THE INPUT
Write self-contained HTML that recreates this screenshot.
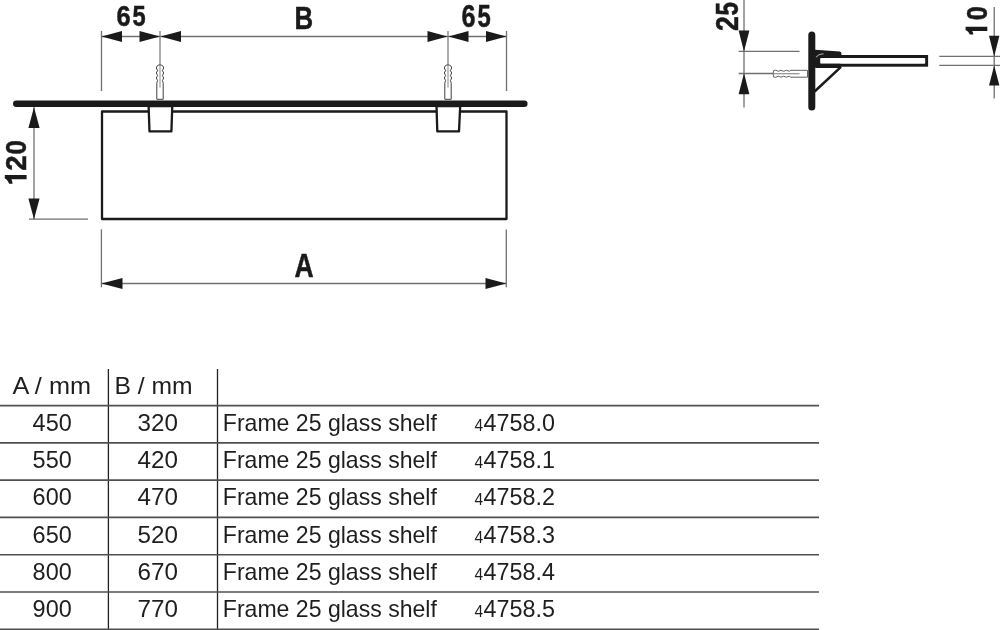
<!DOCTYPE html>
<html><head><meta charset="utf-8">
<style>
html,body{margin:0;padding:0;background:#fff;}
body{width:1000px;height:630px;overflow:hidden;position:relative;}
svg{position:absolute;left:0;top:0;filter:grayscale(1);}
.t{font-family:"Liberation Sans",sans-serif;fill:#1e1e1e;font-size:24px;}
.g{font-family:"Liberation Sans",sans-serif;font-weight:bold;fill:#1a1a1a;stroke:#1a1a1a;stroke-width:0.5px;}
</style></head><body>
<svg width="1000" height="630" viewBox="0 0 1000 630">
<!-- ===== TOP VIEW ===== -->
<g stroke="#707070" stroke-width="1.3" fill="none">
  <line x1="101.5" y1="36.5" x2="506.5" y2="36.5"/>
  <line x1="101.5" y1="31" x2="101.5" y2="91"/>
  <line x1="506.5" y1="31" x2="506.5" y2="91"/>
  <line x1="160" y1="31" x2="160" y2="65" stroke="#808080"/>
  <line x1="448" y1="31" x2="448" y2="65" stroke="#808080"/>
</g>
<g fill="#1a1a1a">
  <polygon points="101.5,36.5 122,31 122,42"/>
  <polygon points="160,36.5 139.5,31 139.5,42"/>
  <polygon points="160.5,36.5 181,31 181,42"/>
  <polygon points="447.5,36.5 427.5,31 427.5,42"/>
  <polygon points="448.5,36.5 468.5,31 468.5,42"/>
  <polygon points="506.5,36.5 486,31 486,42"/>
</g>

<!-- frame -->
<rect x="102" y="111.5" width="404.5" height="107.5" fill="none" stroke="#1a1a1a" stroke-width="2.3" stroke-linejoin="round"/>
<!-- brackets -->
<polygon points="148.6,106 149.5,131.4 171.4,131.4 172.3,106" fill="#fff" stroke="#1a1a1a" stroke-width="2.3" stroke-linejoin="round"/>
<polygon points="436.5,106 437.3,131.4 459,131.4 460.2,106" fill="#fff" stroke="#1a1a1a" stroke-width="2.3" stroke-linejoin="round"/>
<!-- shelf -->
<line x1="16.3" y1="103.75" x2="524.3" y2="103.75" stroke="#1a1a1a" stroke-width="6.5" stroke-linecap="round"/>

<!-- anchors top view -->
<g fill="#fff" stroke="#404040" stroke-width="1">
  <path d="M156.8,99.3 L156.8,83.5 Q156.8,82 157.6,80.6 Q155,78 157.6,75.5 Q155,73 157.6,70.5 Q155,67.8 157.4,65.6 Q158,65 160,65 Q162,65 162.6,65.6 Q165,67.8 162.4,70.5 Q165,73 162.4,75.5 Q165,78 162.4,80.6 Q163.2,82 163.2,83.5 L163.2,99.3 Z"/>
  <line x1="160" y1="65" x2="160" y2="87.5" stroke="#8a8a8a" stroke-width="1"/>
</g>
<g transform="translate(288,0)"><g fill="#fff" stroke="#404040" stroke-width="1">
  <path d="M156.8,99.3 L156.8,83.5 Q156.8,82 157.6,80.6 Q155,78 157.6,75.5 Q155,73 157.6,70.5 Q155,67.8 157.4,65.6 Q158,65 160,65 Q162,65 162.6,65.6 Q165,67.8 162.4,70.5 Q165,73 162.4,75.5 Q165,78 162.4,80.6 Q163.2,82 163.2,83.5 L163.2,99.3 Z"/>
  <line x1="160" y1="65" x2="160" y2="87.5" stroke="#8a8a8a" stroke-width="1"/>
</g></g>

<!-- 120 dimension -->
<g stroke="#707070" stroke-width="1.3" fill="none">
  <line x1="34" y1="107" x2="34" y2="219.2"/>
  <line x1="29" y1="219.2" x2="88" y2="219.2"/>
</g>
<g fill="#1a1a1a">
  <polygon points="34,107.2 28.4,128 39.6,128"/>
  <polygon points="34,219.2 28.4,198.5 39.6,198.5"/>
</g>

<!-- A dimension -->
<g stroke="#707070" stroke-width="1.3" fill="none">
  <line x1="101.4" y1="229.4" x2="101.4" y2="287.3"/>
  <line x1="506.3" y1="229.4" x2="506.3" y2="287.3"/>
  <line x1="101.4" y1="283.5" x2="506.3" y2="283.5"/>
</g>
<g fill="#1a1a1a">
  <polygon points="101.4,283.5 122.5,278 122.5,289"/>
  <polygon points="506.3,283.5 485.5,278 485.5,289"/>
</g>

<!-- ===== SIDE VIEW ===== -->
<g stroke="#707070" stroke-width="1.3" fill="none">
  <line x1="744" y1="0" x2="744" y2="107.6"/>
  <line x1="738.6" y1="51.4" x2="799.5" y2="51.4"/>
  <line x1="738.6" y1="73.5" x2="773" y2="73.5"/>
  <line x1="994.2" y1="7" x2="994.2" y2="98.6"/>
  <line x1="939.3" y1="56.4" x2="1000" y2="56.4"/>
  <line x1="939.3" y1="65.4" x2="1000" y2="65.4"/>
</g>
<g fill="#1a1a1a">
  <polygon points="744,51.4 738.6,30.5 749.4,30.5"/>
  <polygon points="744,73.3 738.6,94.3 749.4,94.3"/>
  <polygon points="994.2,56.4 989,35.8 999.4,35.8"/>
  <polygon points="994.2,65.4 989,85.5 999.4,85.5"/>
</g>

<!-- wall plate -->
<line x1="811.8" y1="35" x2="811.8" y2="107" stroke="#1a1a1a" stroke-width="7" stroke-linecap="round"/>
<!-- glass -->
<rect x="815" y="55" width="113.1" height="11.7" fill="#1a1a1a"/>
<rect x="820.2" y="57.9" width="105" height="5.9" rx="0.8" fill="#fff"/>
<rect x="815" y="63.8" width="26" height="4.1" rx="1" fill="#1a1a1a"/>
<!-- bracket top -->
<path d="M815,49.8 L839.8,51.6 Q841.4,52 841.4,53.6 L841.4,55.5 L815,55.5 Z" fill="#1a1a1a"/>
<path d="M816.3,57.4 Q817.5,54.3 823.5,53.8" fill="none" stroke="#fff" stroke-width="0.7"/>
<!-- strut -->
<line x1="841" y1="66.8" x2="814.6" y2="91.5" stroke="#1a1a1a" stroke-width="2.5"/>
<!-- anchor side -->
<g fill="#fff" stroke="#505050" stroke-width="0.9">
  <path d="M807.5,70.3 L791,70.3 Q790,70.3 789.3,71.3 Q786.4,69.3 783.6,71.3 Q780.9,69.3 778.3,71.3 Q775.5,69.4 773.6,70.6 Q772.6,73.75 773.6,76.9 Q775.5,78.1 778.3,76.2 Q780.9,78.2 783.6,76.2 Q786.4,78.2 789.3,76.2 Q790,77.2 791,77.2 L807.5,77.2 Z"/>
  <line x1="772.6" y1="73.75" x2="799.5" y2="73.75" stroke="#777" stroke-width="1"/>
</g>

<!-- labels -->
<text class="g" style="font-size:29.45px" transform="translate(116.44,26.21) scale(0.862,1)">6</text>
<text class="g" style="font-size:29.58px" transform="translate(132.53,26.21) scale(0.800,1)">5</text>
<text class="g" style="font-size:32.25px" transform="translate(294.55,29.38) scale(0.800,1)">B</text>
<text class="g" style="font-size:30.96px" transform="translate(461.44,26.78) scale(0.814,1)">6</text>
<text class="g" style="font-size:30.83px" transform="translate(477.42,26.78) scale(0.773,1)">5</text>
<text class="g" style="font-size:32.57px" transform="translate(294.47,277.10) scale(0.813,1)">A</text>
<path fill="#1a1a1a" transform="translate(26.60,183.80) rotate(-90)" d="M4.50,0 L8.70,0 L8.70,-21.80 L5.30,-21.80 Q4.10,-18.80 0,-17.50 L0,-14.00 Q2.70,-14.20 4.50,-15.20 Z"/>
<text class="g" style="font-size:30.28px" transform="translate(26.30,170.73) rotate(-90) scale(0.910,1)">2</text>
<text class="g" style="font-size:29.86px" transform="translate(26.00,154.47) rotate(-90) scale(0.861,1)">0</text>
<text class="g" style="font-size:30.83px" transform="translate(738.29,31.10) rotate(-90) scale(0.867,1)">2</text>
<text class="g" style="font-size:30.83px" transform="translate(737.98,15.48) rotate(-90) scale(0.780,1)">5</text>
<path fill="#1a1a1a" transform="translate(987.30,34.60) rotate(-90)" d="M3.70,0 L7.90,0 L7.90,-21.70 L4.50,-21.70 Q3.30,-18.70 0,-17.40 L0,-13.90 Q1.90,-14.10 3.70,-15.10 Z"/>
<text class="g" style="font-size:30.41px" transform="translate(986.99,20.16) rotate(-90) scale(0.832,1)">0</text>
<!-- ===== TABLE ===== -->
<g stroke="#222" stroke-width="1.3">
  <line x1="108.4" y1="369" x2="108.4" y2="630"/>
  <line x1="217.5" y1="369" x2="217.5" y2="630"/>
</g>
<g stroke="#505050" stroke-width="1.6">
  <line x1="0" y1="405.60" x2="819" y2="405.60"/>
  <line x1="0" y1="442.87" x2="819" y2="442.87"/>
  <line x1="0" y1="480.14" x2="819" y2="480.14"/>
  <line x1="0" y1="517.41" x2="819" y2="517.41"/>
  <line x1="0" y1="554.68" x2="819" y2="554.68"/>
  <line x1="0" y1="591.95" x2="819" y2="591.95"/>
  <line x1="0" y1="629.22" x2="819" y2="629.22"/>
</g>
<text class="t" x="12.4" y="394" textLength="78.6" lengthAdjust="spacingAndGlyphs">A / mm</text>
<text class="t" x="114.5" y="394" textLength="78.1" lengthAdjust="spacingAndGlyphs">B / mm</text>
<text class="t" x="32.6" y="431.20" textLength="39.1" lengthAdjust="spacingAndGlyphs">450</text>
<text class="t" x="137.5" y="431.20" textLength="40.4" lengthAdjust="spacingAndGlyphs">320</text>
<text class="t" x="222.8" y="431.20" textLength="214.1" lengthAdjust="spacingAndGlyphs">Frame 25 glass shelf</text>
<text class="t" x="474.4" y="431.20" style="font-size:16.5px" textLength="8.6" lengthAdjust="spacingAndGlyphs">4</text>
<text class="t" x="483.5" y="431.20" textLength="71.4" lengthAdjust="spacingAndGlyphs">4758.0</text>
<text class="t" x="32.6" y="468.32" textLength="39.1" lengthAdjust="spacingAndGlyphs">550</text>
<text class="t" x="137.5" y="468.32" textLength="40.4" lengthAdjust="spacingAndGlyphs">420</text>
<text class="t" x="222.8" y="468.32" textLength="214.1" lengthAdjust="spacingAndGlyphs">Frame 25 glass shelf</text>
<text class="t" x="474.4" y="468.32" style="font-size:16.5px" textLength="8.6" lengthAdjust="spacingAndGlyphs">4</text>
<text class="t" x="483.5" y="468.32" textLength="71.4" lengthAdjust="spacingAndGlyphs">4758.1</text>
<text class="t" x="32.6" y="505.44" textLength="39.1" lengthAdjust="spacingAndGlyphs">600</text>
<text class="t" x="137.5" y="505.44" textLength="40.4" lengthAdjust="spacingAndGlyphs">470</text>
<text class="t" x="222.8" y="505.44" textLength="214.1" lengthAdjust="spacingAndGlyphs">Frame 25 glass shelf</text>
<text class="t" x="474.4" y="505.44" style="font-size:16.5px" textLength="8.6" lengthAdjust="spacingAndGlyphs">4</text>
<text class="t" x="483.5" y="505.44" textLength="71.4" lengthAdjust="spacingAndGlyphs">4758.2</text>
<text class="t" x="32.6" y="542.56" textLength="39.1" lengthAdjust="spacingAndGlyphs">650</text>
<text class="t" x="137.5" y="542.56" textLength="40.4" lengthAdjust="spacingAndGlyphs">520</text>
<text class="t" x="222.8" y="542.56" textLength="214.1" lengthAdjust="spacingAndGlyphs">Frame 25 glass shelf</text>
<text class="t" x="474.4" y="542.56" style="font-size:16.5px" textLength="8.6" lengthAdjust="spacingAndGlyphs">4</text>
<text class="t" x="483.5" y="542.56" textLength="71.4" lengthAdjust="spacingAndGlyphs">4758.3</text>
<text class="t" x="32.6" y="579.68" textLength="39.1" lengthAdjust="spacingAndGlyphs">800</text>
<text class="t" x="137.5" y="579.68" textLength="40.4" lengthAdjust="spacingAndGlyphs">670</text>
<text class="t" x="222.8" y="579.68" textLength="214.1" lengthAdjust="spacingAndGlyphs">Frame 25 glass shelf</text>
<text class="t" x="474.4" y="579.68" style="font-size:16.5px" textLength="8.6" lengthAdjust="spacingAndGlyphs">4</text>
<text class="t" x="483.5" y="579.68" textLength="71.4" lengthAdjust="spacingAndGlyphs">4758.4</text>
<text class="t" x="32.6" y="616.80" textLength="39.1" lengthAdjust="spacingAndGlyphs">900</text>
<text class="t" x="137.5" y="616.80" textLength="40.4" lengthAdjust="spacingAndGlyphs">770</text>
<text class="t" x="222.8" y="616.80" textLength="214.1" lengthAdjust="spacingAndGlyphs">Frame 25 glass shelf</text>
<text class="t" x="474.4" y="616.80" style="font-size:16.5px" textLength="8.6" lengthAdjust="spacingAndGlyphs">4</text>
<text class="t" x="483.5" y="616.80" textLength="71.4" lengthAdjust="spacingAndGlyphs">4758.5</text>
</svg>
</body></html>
* * *
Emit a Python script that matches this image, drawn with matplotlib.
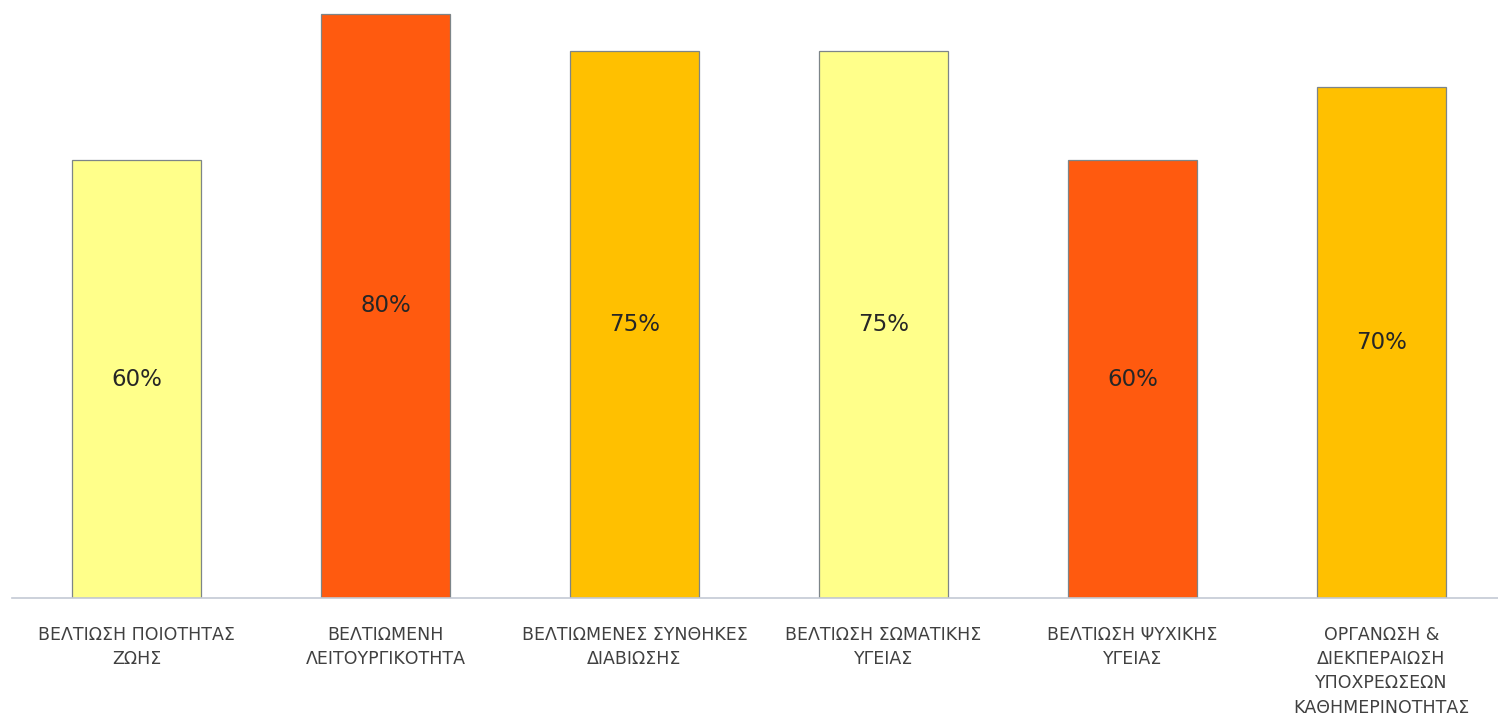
...
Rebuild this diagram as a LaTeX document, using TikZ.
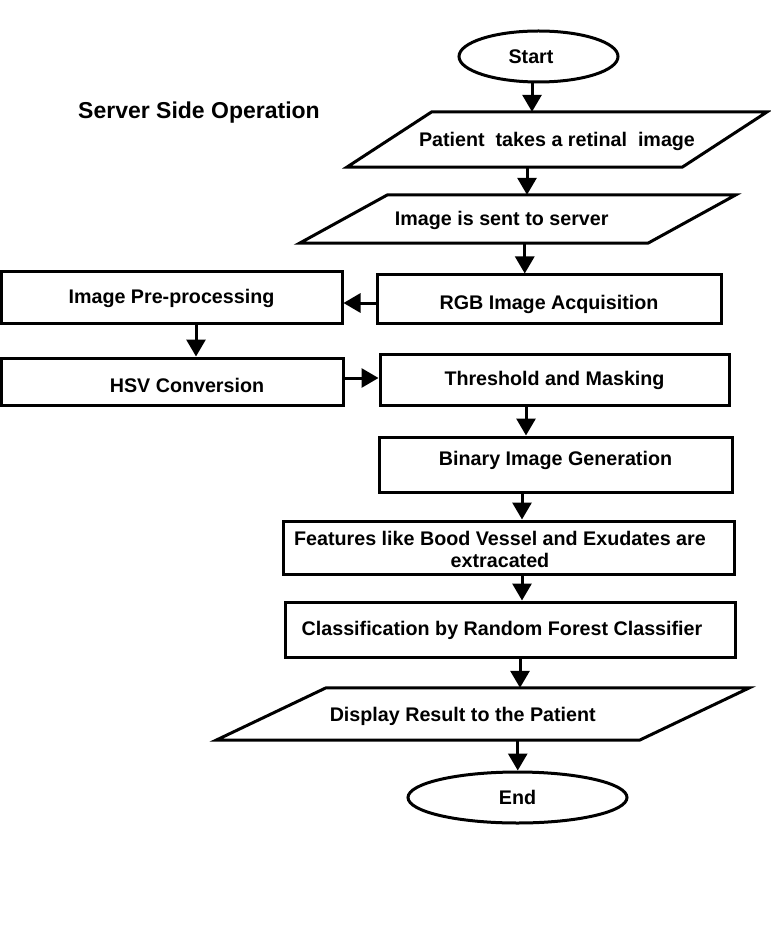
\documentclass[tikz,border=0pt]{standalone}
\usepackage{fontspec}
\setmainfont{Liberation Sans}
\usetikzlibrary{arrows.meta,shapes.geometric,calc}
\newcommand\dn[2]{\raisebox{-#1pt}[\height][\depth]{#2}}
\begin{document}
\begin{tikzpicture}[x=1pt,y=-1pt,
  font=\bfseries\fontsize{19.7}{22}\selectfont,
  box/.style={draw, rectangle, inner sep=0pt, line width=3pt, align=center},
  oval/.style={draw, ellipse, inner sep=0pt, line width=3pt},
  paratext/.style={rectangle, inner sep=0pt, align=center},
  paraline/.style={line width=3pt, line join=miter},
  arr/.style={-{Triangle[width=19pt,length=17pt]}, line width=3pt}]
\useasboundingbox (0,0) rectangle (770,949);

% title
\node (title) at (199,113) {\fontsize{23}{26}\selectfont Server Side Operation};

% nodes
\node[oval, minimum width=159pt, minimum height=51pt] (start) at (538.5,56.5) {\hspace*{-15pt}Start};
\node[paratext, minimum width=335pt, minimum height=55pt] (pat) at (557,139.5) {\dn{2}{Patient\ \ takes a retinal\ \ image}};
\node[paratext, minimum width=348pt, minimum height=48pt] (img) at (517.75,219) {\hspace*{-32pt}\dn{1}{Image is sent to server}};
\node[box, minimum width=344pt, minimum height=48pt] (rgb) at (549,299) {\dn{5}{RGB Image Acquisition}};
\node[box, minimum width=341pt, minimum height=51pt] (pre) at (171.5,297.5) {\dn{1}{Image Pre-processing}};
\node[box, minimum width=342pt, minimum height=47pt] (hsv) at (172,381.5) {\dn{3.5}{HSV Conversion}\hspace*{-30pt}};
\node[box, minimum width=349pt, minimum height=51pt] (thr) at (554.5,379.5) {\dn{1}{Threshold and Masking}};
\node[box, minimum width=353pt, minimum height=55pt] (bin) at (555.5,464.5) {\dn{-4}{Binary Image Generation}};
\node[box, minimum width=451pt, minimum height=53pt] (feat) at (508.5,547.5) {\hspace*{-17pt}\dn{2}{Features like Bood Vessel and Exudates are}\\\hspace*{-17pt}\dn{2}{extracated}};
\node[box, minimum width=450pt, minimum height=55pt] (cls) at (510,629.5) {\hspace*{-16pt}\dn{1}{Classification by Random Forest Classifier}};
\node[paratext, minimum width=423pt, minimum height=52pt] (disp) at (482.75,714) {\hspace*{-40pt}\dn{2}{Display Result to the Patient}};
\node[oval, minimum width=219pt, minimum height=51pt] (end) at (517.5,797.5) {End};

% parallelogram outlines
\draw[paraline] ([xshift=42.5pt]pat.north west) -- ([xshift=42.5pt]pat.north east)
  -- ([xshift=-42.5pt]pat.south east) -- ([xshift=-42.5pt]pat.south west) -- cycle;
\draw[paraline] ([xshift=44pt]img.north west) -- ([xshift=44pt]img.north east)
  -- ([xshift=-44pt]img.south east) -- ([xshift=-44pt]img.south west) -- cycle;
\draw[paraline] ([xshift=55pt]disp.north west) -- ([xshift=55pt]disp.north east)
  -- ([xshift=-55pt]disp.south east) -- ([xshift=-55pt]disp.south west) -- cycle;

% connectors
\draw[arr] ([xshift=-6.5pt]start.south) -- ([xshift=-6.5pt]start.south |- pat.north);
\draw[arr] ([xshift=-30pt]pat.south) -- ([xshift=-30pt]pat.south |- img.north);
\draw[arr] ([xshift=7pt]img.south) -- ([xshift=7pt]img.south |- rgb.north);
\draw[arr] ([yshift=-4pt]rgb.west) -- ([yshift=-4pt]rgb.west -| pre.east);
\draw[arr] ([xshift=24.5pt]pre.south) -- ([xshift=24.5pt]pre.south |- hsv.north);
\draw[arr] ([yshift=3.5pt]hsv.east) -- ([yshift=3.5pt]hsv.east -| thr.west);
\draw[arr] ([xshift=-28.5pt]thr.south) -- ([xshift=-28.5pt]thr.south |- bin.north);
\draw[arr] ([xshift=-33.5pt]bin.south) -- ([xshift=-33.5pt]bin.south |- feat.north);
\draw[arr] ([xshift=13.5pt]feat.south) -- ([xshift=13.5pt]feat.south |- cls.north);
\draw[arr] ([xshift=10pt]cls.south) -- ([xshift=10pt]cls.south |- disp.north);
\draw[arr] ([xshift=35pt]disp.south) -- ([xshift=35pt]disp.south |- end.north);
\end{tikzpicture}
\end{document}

EXERCISE OBJECTIVE
Taking the entries above, extract every line from the one bearing "Rebuild this diagram" through the one bearing "(title) at (199,113)", exactly, with no pictures.

WRITTEN ANSWER
Rebuild this diagram as a LaTeX document, using TikZ.
\documentclass[tikz,border=0pt]{standalone}
\usepackage{fontspec}
\setmainfont{Liberation Sans}
\usetikzlibrary{arrows.meta,shapes.geometric,calc}
\newcommand\dn[2]{\raisebox{-#1pt}[\height][\depth]{#2}}
\begin{document}
\begin{tikzpicture}[x=1pt,y=-1pt,
  font=\bfseries\fontsize{19.7}{22}\selectfont,
  box/.style={draw, rectangle, inner sep=0pt, line width=3pt, align=center},
  oval/.style={draw, ellipse, inner sep=0pt, line width=3pt},
  paratext/.style={rectangle, inner sep=0pt, align=center},
  paraline/.style={line width=3pt, line join=miter},
  arr/.style={-{Triangle[width=19pt,length=17pt]}, line width=3pt}]
\useasboundingbox (0,0) rectangle (770,949);

% title
\node (title) at (199,113) {\fontsize{23}{26}\selectfont Server Side Operation};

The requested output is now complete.